Pictures stay out of the copy; restate everything else in the material exactly.

■ **Provided material**

-- begin --

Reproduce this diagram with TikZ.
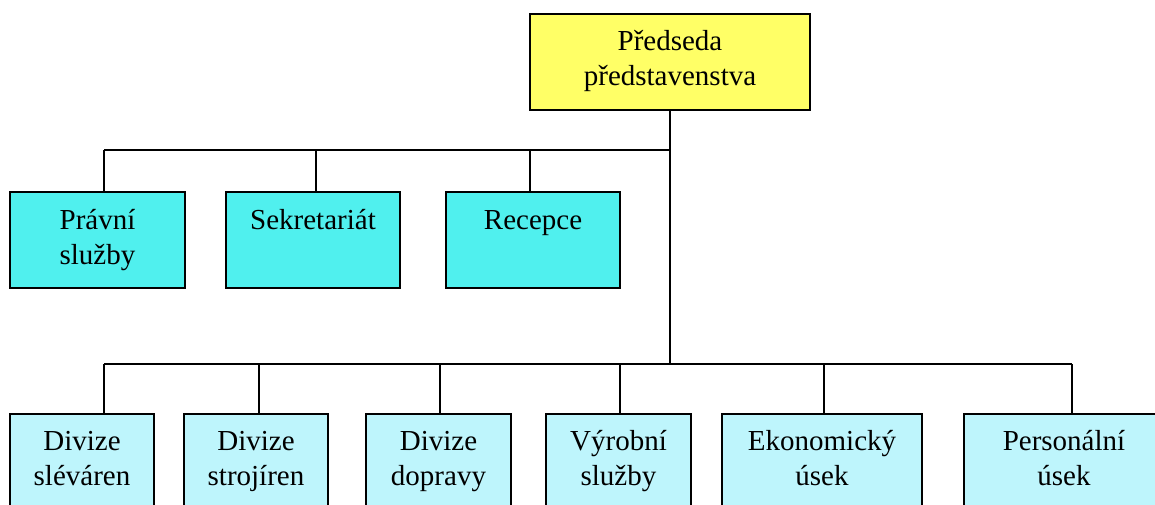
\documentclass[tikz,border=0pt]{standalone}
\usepackage{fontspec}
\setmainfont{Liberation Serif}
\usetikzlibrary{calc}
\definecolor{headfill}{RGB}{255,255,102}
\definecolor{stafffill}{RGB}{80,240,238}
\definecolor{unitfill}{RGB}{190,245,252}
\begin{document}
\begin{tikzpicture}[x=1pt,y=-1pt,
  box/.style={draw=black, line width=2pt, inner sep=0pt, outer sep=0pt, anchor=north west},
  head/.style={box, fill=headfill, minimum width=280pt, minimum height=96pt},
  staff/.style={box, fill=stafffill, minimum height=96pt},
  unit/.style={box, fill=unitfill, minimum height=120pt},
  lbl/.style={anchor=north, inner sep=0pt, outer sep=0pt, align=center,
              font=\fontsize{29}{35}\selectfont},
  link/.style={draw=black, line width=2pt}]
\clip (0,0) rectangle (1155,505);
\fill[white] (0,0) rectangle (1155,505);

% chairman
\node[head] (chair) at (530,14) {};
\node[lbl] (chairT) at ($(chair.north)+(0,15)$) {\rule{0pt}{22pt}Předseda\\představenstva};

% staff units
\node[staff, minimum width=175pt] (legal) at (10,192) {};
\node[staff, minimum width=174pt] (secr) at (226,192) {};
\node[staff, minimum width=174pt] (recep) at (446,192) {};
\node[lbl] (legalT) at ($(legal.north)+(0,15)$) {\rule{0pt}{22pt}Právní\\služby};
\node[lbl] (secrT) at ($(secr.north)+(0,15)$) {\rule{0pt}{22pt}Sekretariát};
\node[lbl] (recepT) at ($(recep.north)+(0,15)$) {\rule{0pt}{22pt}Recepce};

% line units
\node[unit, minimum width=144pt] (foundry) at (10,414) {};
\node[unit, minimum width=144pt] (engin) at (184,414) {};
\node[unit, minimum width=145pt] (transp) at (366,414) {};
\node[unit, minimum width=145pt] (prodsv) at (546,414) {};
\node[unit, minimum width=200pt] (econ) at (722,414) {};
\node[unit, minimum width=200pt] (pers) at (964,414) {};
\node[lbl] (foundryT) at ($(foundry.north)+(0,14)$) {\rule{0pt}{22pt}Divize\\sléváren};
\node[lbl] (enginT) at ($(engin.north)+(0,14)$) {\rule{0pt}{22pt}Divize\\strojíren};
\node[lbl] (transpT) at ($(transp.north)+(0,14)$) {\rule{0pt}{22pt}Divize\\dopravy};
\node[lbl] (prodsvT) at ($(prodsv.north)+(0,14)$) {\rule{0pt}{22pt}Výrobní\\služby};
\node[lbl] (econT) at ($(econ.north)+(0,14)$) {\rule{0pt}{22pt}Ekonomický\\úsek};
\node[lbl] (persT) at ($(pers.north)+(0,14)$) {\rule{0pt}{22pt}Personální\\úsek};

% bus lines and drop points
\coordinate (busA) at (670,150);
\coordinate (busB) at (670,364);
\coordinate (dLegal) at (104,150);
\coordinate (dSecr) at (316,150);
\coordinate (dRecep) at (530,150);
\coordinate (dFoundry) at (104,364);
\coordinate (dEngin) at (259,364);
\coordinate (dTransp) at (440,364);
\coordinate (dProdsv) at (620,364);
\coordinate (dEcon) at (824,364);
\coordinate (dPers) at (1072,364);

\draw[link] (chair.south) -- (busB);
\draw[link] (busA) -- (dLegal);
\draw[link] (busB) -- (dFoundry);
\draw[link] (busB) -- (dPers);
\draw[link] (dLegal) -- (dLegal |- legal.north);
\draw[link] (dSecr) -- (dSecr |- secr.north);
\draw[link] (dRecep) -- (dRecep |- recep.north);
\draw[link] (dFoundry) -- (dFoundry |- foundry.north);
\draw[link] (dEngin) -- (dEngin |- engin.north);
\draw[link] (dTransp) -- (dTransp |- transp.north);
\draw[link] (dProdsv) -- (dProdsv |- prodsv.north);
\draw[link] (dEcon) -- (dEcon |- econ.north);
\draw[link] (dPers) -- (dPers |- pers.north);
\end{tikzpicture}
\end{document}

-- end --

■ **Problem solution**
Reproduce this diagram with TikZ.
\documentclass[tikz,border=0pt]{standalone}
\usepackage{fontspec}
\setmainfont{Liberation Serif}
\usetikzlibrary{calc}
\definecolor{headfill}{RGB}{255,255,102}
\definecolor{stafffill}{RGB}{80,240,238}
\definecolor{unitfill}{RGB}{190,245,252}
\begin{document}
\begin{tikzpicture}[x=1pt,y=-1pt,
  box/.style={draw=black, line width=2pt, inner sep=0pt, outer sep=0pt, anchor=north west},
  head/.style={box, fill=headfill, minimum width=280pt, minimum height=96pt},
  staff/.style={box, fill=stafffill, minimum height=96pt},
  unit/.style={box, fill=unitfill, minimum height=120pt},
  lbl/.style={anchor=north, inner sep=0pt, outer sep=0pt, align=center,
              font=\fontsize{29}{35}\selectfont},
  link/.style={draw=black, line width=2pt}]
\clip (0,0) rectangle (1155,505);
\fill[white] (0,0) rectangle (1155,505);

% chairman
\node[head] (chair) at (530,14) {};
\node[lbl] (chairT) at ($(chair.north)+(0,15)$) {\rule{0pt}{22pt}Předseda\\představenstva};

% staff units
\node[staff, minimum width=175pt] (legal) at (10,192) {};
\node[staff, minimum width=174pt] (secr) at (226,192) {};
\node[staff, minimum width=174pt] (recep) at (446,192) {};
\node[lbl] (legalT) at ($(legal.north)+(0,15)$) {\rule{0pt}{22pt}Právní\\služby};
\node[lbl] (secrT) at ($(secr.north)+(0,15)$) {\rule{0pt}{22pt}Sekretariát};
\node[lbl] (recepT) at ($(recep.north)+(0,15)$) {\rule{0pt}{22pt}Recepce};

% line units
\node[unit, minimum width=144pt] (foundry) at (10,414) {};
\node[unit, minimum width=144pt] (engin) at (184,414) {};
\node[unit, minimum width=145pt] (transp) at (366,414) {};
\node[unit, minimum width=145pt] (prodsv) at (546,414) {};
\node[unit, minimum width=200pt] (econ) at (722,414) {};
\node[unit, minimum width=200pt] (pers) at (964,414) {};
\node[lbl] (foundryT) at ($(foundry.north)+(0,14)$) {\rule{0pt}{22pt}Divize\\sléváren};
\node[lbl] (enginT) at ($(engin.north)+(0,14)$) {\rule{0pt}{22pt}Divize\\strojíren};
\node[lbl] (transpT) at ($(transp.north)+(0,14)$) {\rule{0pt}{22pt}Divize\\dopravy};
\node[lbl] (prodsvT) at ($(prodsv.north)+(0,14)$) {\rule{0pt}{22pt}Výrobní\\služby};
\node[lbl] (econT) at ($(econ.north)+(0,14)$) {\rule{0pt}{22pt}Ekonomický\\úsek};
\node[lbl] (persT) at ($(pers.north)+(0,14)$) {\rule{0pt}{22pt}Personální\\úsek};

% bus lines and drop points
\coordinate (busA) at (670,150);
\coordinate (busB) at (670,364);
\coordinate (dLegal) at (104,150);
\coordinate (dSecr) at (316,150);
\coordinate (dRecep) at (530,150);
\coordinate (dFoundry) at (104,364);
\coordinate (dEngin) at (259,364);
\coordinate (dTransp) at (440,364);
\coordinate (dProdsv) at (620,364);
\coordinate (dEcon) at (824,364);
\coordinate (dPers) at (1072,364);

\draw[link] (chair.south) -- (busB);
\draw[link] (busA) -- (dLegal);
\draw[link] (busB) -- (dFoundry);
\draw[link] (busB) -- (dPers);
\draw[link] (dLegal) -- (dLegal |- legal.north);
\draw[link] (dSecr) -- (dSecr |- secr.north);
\draw[link] (dRecep) -- (dRecep |- recep.north);
\draw[link] (dFoundry) -- (dFoundry |- foundry.north);
\draw[link] (dEngin) -- (dEngin |- engin.north);
\draw[link] (dTransp) -- (dTransp |- transp.north);
\draw[link] (dProdsv) -- (dProdsv |- prodsv.north);
\draw[link] (dEcon) -- (dEcon |- econ.north);
\draw[link] (dPers) -- (dPers |- pers.north);
\end{tikzpicture}
\end{document}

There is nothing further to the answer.